Part of the debate – in the Senedd at 3:43 pm on 8 February 2023.
Next Monday is the hundredth anniversary of radio broadcasting from Wales. It was launched in Cardiff from a room above a music shop on Castle Street and it was the first broadcasting venture outside London. Astonishingly, people from Pontypridd, Rhymney, Newport and Gwent all managed to tune into radio 5WA's inaugural broadcast. Astonishing, because, unless you could afford the equivalent of two weeks' wages to buy a wireless, you had to rely on some polymath amateur who'd mastered adapting upside down telephone microphones to build a crystal wireless, or perhaps you could have attended a listening party, such as the one that was held in City Hall in Cardiff.

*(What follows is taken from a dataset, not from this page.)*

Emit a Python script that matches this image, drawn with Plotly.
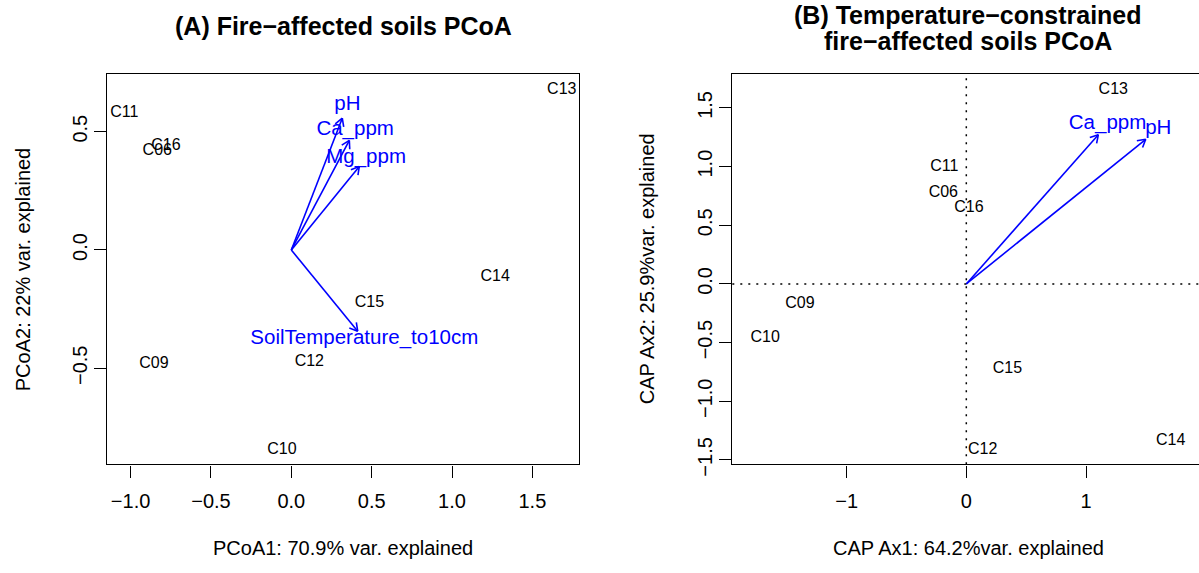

The wireless orchestra, all seven of them, had a repertoire that included contemporary favourites like Ivor Novello's My Life Belongs to You and Dafydd y Garreg Wen. The latter, sung by Mostyn Thomas from Blaenau Gwent, fresh from his 1922 Eisteddfod win, was historic because it was the first time ever that the Welsh language had ever been broadcast.
Now, these amateurs—they were all amateurs initially—burnt through five station managers in the first six weeks on air. The pioneer uncle Fred lasted all of two days. Uncle Arthur, on the other hand, had staying power. Arthur Corbett-Smith was very keen to ensure that the BBC for Wales and the west country was going to have a much more relaxed tone than what was broadcast from London. Though he fully subscribed to the Reithian principles of 'educate, entertain and inform,' he wanted them to take place in the same programme, not in silos. So, talks were billed as chats; London had Children's Hour, but Wales had The Hour of the 'Kiddiewinks'. If you want to learn more about this, hear the concert that's going to be broadcast on Monday, which I attended last Sunday when it was recorded. Equally, you can listen to the BBC's The Ministry of Happiness, a sitcom that's being broadcast at the moment that was launched in memory of these pioneering broadcasters.